The National Union of Mineworkers foresees an outcome to the talks where it will be granted a certificate of non-resolution from the Commission for Conciliation, Mediation and Arbitration, Lesiba Seshoka, a spokesman for the union, said in a phone interview. That would entitle the union to declare a work stoppage, with miners protected from dismissal.
“I smell a strike in the air,” Seshoka said.
Negotiations over wages stalled on July 24 after the unions rejected an offer of a 5 percent pay increase and a housing-related allowance. The dispute moved to mediation at the CCMA, which is scheduled to have a meeting with the sides tomorrow. That process can last as long as 30 days.
The Chamber of Mines, representing companies including AngloGold Ashanti Ltd. (ANG), the world’s third-largest producer, Gold Fields Ltd. (GFI), Harmony Gold Mining Co. Ltd. and Sibanye Gold Ltd. (SGL), raised its offer on Aug. 13 to 5.5 percent with additional compensation.

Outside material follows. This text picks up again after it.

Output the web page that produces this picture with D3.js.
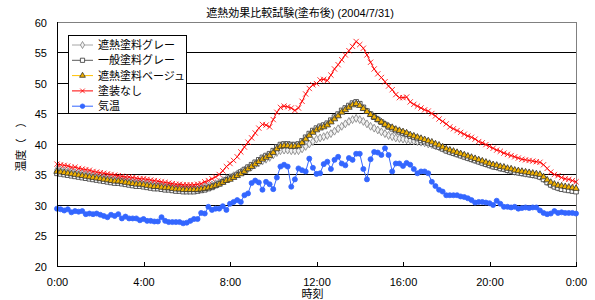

“The producers remain hopeful that a resolution will be achieved without resorting to industrial action,” Charmane Russell, a spokeswoman for the chamber, said in an e-mailed reply to questions. “Industrial action will be incredibly damaging for the industry, employers and employees, and South Africa as a whole.”
The CCMA process can be extended by agreement, she said.
The NUM has asked for a 60 percent increase in wages for entry-level jobs. It represents 64 percent of gold mining employees.